## Short task
Print exactly the lines from the first one down to the line that contains "(s\n) at (\cx,192)", both included, and skip the pictures.

## Given information
---

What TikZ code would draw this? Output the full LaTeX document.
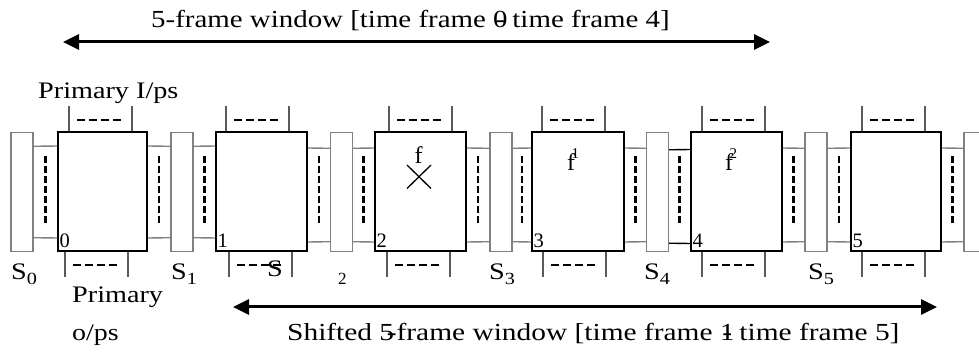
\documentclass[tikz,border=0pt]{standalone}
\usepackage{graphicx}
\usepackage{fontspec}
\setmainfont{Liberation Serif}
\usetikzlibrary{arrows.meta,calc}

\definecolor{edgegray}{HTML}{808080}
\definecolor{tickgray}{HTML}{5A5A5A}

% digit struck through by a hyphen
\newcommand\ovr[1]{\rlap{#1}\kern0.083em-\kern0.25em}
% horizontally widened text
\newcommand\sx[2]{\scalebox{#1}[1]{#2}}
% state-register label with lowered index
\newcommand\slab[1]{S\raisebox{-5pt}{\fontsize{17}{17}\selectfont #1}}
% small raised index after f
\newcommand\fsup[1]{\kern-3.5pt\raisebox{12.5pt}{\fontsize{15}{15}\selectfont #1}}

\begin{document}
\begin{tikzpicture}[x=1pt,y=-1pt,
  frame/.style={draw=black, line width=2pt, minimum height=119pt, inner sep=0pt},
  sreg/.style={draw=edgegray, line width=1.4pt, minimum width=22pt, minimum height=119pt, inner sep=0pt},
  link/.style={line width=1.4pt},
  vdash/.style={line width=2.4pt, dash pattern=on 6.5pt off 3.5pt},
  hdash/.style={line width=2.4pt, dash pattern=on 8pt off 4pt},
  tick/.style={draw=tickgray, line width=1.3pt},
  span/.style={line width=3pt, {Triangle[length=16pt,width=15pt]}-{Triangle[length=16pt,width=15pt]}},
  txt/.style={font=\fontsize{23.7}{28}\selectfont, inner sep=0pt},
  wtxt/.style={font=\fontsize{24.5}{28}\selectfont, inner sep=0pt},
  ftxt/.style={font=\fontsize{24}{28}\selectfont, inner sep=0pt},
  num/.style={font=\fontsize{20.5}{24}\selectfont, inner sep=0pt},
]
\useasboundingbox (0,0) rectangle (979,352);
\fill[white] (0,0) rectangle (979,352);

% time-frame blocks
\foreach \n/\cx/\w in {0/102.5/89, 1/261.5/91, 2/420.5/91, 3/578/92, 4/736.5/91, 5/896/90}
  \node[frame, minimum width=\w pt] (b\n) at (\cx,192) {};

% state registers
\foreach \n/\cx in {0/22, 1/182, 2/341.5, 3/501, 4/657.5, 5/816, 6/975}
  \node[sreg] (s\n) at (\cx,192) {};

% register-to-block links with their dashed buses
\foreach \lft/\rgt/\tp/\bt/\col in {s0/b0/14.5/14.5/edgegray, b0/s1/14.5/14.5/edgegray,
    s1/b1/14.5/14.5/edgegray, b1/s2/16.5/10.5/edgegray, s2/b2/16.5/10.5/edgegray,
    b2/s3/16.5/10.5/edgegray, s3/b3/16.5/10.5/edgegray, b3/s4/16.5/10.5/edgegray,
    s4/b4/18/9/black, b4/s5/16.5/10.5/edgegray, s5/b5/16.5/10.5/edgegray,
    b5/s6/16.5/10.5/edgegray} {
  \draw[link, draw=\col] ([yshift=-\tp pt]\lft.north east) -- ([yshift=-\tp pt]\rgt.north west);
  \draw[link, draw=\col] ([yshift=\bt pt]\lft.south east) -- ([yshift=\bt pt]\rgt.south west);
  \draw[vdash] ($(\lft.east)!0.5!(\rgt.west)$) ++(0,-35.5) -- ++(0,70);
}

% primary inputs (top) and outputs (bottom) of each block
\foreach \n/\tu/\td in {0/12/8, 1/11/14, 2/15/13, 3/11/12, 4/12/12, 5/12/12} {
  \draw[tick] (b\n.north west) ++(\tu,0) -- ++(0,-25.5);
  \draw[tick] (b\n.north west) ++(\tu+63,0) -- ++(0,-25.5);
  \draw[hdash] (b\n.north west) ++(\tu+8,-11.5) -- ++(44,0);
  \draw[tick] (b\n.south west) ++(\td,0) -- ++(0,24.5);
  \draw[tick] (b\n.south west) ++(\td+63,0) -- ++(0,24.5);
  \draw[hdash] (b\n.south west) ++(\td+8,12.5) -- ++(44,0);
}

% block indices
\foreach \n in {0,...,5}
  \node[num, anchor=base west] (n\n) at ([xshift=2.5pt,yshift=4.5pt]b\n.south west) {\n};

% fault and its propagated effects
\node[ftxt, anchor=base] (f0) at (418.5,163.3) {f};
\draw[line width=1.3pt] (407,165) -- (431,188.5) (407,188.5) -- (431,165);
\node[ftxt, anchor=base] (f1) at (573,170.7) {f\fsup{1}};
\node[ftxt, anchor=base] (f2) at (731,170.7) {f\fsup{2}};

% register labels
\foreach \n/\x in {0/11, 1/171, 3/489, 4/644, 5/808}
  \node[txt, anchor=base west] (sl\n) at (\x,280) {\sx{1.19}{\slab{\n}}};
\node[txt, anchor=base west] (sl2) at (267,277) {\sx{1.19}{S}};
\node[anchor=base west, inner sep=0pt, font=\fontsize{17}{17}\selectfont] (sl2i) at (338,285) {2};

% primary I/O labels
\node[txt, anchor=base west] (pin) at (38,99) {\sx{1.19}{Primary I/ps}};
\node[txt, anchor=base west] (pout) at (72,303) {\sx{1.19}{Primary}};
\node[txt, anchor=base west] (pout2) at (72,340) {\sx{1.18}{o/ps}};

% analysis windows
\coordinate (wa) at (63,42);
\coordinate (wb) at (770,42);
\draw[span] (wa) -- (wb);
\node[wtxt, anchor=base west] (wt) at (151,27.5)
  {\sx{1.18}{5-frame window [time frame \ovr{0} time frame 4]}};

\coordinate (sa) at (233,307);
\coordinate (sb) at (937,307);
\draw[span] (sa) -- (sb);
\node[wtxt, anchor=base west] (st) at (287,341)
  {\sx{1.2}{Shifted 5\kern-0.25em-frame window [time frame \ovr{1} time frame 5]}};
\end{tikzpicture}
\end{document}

---

## The reply
What TikZ code would draw this? Output the full LaTeX document.
\documentclass[tikz,border=0pt]{standalone}
\usepackage{graphicx}
\usepackage{fontspec}
\setmainfont{Liberation Serif}
\usetikzlibrary{arrows.meta,calc}

\definecolor{edgegray}{HTML}{808080}
\definecolor{tickgray}{HTML}{5A5A5A}

% digit struck through by a hyphen
\newcommand\ovr[1]{\rlap{#1}\kern0.083em-\kern0.25em}
% horizontally widened text
\newcommand\sx[2]{\scalebox{#1}[1]{#2}}
% state-register label with lowered index
\newcommand\slab[1]{S\raisebox{-5pt}{\fontsize{17}{17}\selectfont #1}}
% small raised index after f
\newcommand\fsup[1]{\kern-3.5pt\raisebox{12.5pt}{\fontsize{15}{15}\selectfont #1}}

\begin{document}
\begin{tikzpicture}[x=1pt,y=-1pt,
  frame/.style={draw=black, line width=2pt, minimum height=119pt, inner sep=0pt},
  sreg/.style={draw=edgegray, line width=1.4pt, minimum width=22pt, minimum height=119pt, inner sep=0pt},
  link/.style={line width=1.4pt},
  vdash/.style={line width=2.4pt, dash pattern=on 6.5pt off 3.5pt},
  hdash/.style={line width=2.4pt, dash pattern=on 8pt off 4pt},
  tick/.style={draw=tickgray, line width=1.3pt},
  span/.style={line width=3pt, {Triangle[length=16pt,width=15pt]}-{Triangle[length=16pt,width=15pt]}},
  txt/.style={font=\fontsize{23.7}{28}\selectfont, inner sep=0pt},
  wtxt/.style={font=\fontsize{24.5}{28}\selectfont, inner sep=0pt},
  ftxt/.style={font=\fontsize{24}{28}\selectfont, inner sep=0pt},
  num/.style={font=\fontsize{20.5}{24}\selectfont, inner sep=0pt},
]
\useasboundingbox (0,0) rectangle (979,352);
\fill[white] (0,0) rectangle (979,352);

% time-frame blocks
\foreach \n/\cx/\w in {0/102.5/89, 1/261.5/91, 2/420.5/91, 3/578/92, 4/736.5/91, 5/896/90}
  \node[frame, minimum width=\w pt] (b\n) at (\cx,192) {};

% state registers
\foreach \n/\cx in {0/22, 1/182, 2/341.5, 3/501, 4/657.5, 5/816, 6/975}
  \node[sreg] (s\n) at (\cx,192) {};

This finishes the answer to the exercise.